Dévoilé ce mercredi matin par Catherine Lemorton, présidente socialiste de la commission des affaires sociales de l’Assemblée nationale, le rapport parlementaire très attendu sur l’organisation de la permanence des soins décrit sans concession une organisation « hybride » (obligation collective dépendant du volontariat individuel des médecins), à la fois « complexe et illisible ».
Fruit de 18 mois de travaux, le rapport copiloté par Catherine Lemorton (rapporteure) et le député Républicain Jean-Pierre Door (président de la mission) pointe de « multiples insuffisances ». Pêle-mêle, il dénonce un pilotage étatique défaillant, un manque d’objectifs clairs et une articulation mal définie entre PDS et urgences hospitalières.
Moins de volontaires... sur des secteurs très vastes
Déjà constatée par l’Ordre des médecins, l’érosion continue du volontariat est soulignée. En 2013, le pourcentage des médecins volontaires n’est supérieur à 60 % que dans les deux tiers des départements, contre 73 % des départements en 2012.
Les libéraux ne sont pas accablés pour autant. Cette érosion du volontariat des médecins s’explique principalement par la démographie défaillante des départements ruraux, les inégalités territoriales (notamment dans les EHPAD) ou encore certains secteurs de garde très vastes parfois « déconnectés des relations professionnelles et confraternelles de proximité ».
La régulation médicale préalable tire assez bien son épingle du jeu. Des efforts significatifs ont été réalisés mais une marge de progression reste possible, indique le rapport, qui rappelle que seuls 60 % des actes de PDS sont régulés.
Bras armés de l’État en région, les agences régionales de santé (ARS) aux manettes de la PDS ne sont pas épargnées, elles qui ont mis en place des solutions « sans véritable stratégie », comme l’arrêt des gardes en nuit profonde, au profit de l’hôpital.
Le rapport pointe aussi la croissance préoccupante des coûts globaux de la PDS, avec de fortes disparités par région (y compris dans les tarifs d’effection et de régulation).
La mission fait enfin le constat de la « confusion » chez les patients, souvent égarés dans le maquis téléphonique des numéros d’appels, entre le 15, le 18 ou des numéros particuliers.
Développement des maisons médicales de garde
Quelles solutions ? Le rapport ne remet pas en cause l’acquis central du volontariat. « Il n’y aura pas d’obligation de faires des gardes », ont martelé ce mercredi Catherine Lemorton et Jean-Pierre Door, écartant la coercition jugée « contre-productive » que réclament certains élus. Le volontariat acquis de haute lutte en 2002/2003 est donc sanctuarisé dans ce rapport.
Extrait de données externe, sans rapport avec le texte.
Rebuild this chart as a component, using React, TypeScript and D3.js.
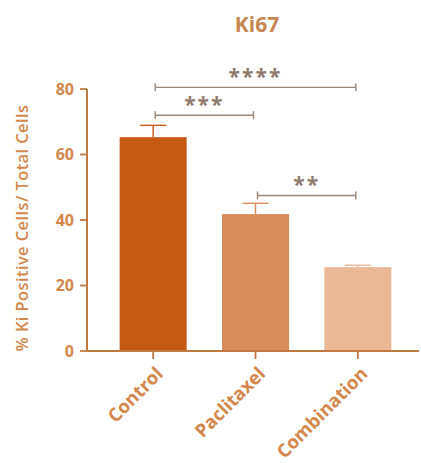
import React from "react";
import * as d3 from "d3";

// Ki67 positive cells per treatment group (mean ± SEM)
const groups = ["Control", "Paclitaxel", "Combination"];
const means = [65.3, 41.8, 25.6];
const errors = [3.6, 3.3, 0.6];
const barColors = ["#c65a12", "#d98c5b", "#ebb895"];
const yTicks = [0, 20, 40, 60, 80];

// Significance brackets: [from group, to group, label, bracket height in data units]
const sigFrom = ["Control", "Control", "Paclitaxel"];
const sigTo = ["Combination", "Paclitaxel", "Combination"];
const sigLabels = ["****", "***", "**"];
const sigLevels = [80.5, 72, 47.5];

const W = 421;
const H = 463;
const axisColor = "#c27a44";
const textColor = "#d4874c";
const bracketColor = "#9c8676";
const font = "'Open Sans', 'DejaVu Sans', sans-serif";

export default function App() {
  const x = d3
    .scaleBand<string>()
    .domain(groups)
    .range([102, 409])
    .paddingInner(0.345)
    .paddingOuter(0.1725);
  const y = d3.scaleLinear().domain([0, 80]).range([351, 89]);
  const cx = (g: string) => (x(g) as number) + x.bandwidth() / 2;
  const axisX = 87;
  const axisY = y(0);

  return (
    <svg
      width={W}
      height={H}
      style={{ position: "absolute", left: 0, top: 0, background: "#fff" }}
      fontFamily={font}
    >
      <text x={257} y={32} textAnchor="middle" fontSize={21} fontWeight={700} fill="#c88650">
        Ki67
      </text>

      {/* bars */}
      {groups.map((g, i) => (
        <rect
          key={g}
          x={x(g)}
          y={y(means[i])}
          width={x.bandwidth()}
          height={y(0) - y(means[i])}
          fill={barColors[i]}
        />
      ))}

      {/* error bars (upper only) */}
      {groups.map((g, i) => (
        <g key={"e" + g} stroke={barColors[i]} strokeWidth={1.4}>
          <line x1={cx(g)} x2={cx(g)} y1={y(means[i])} y2={y(means[i] + errors[i])} />
          <line
            x1={cx(g) - 13}
            x2={cx(g) + 13}
            y1={y(means[i] + errors[i])}
            y2={y(means[i] + errors[i])}
          />
        </g>
      ))}

      {/* y axis */}
      <line x1={axisX} x2={axisX} y1={y(80)} y2={axisY} stroke={axisColor} strokeWidth={2} />
      {yTicks.map((t) => (
        <g key={t}>
          <line x1={axisX - 7} x2={axisX} y1={y(t)} y2={y(t)} stroke={axisColor} strokeWidth={1.8} />
          <text
            x={axisX - 13}
            y={y(t)}
            dy="0.36em"
            textAnchor="end"
            fontSize={16}
            fontWeight={700}
            fill={textColor}
          >
            {t}
          </text>
        </g>
      ))}
      <text
        transform={`translate(28, ${(y(0) + y(80)) / 2 + 8}) rotate(-90)`}
        textAnchor="middle"
        fontSize={16.5}
        fontWeight={600}
        fill={textColor}
        letterSpacing={0.4}
      >
        % Ki Positive Cells/ Total Cells
      </text>

      {/* x axis */}
      <line x1={axisX} x2={W - 2} y1={axisY} y2={axisY} stroke={axisColor} strokeWidth={2} />
      {groups.map((g) => (
        <g key={"x" + g}>
          <line x1={cx(g)} x2={cx(g)} y1={axisY} y2={axisY + 8} stroke={axisColor} strokeWidth={1.8} />
          <text
            transform={`translate(${cx(g) + 11}, ${axisY + 24}) rotate(-45)`}
            textAnchor="end"
            fontSize={18.5}
            fontWeight={700}
            fill={textColor}
          >
            {g}
          </text>
        </g>
      ))}

      {/* significance brackets */}
      {sigLabels.map((lab, i) => {
        const x1 = cx(sigFrom[i]) + 2;
        const x2 = cx(sigTo[i]) - 2;
        const yy = y(sigLevels[i]);
        return (
          <g key={"s" + i}>
            <g stroke={bracketColor} strokeWidth={1.4}>
              <line x1={x1} x2={x2} y1={yy} y2={yy} />
              <line x1={x1} x2={x1} y1={yy - 4} y2={yy + 4} />
              <line x1={x2} x2={x2} y1={yy - 4} y2={yy + 4} />
            </g>
            <text
              x={(x1 + x2) / 2}
              y={yy - 3}
              textAnchor="middle"
              fontSize={21}
              fontWeight={700}
              fill="#8f7a6e"
              letterSpacing={2}
            >
              {lab}
            </text>
          </g>
        );
      })}
    </svg>
  );
}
Pour remédier aux dysfonctionnements, la mission préconise de muscler la gouvernance nationale de la PDS ambulatoire. « Il semble que le ministère n’ait pas joué, au niveau central, son rôle de surveillance, pour en tirer un bilan », peut-on lire. Le rapport invite le ministère à suivre de plus près le dispositif et à diffuser des critères homogènes « pour permettre une diffusion des bonnes pratiques ».
La structuration de l’offre de soins est à revoir. Le rapport plaide pour le développement des maisons médicales de garde (MMG), assorti de critères d’implantation adaptés aux besoins des usagers. Des moyens de transport (déclenchés par le médecin régulateur) doivent être mis en œuvre dans les secteurs étendus pour les patients sans moyens de locomotion.
Plus polémique, la mission propose de favoriser la délégation de tâches en autorisant les infirmiers exerçant dans les MMG à recueillir les premiers éléments cliniques, à réaliser des actes techniques et à prescrire « sous réserve d’un encadrement adéquat ». Une filière d’infirmier clinicien dans le cadre de la PDS-A pourrait être constituée.
Éduquer les patients
Usagers et professionnels de santé ne sont pas oubliés. Le rapport suggère d’organiser une campagne auprès du grand public sur le thème « Téléphonez avant de vous déplacer ! » et de créer un numéro national d’appel pour joindre les régulateurs de la PDS-A, distinct du 15, réservé aux urgences vitales.
La mission propose aussi de sensibiliser les médecins dès leurs études à la régulation téléphonique et de permettre aux médecins remplaçants (en leur nom propre) et aux praticiens salariés des centres de santé de participer aux gardes.
Le rapport insiste au passage pour que soit réglée rapidement la question des gardes médico-administratives (délivrance des certificats de décès et gardes à vue), qui mettent les médecins effecteurs à forte contribution, sans rémunération adéquate. Autres pistes : réintégrer la PDS ambulatoire dans les négociations conventionnelles et renforcer la protection juridique des médecins impliqués.
Le rapport a été adopté ce mercredi à l’unanimité par les députés de la commission des affaires sociales.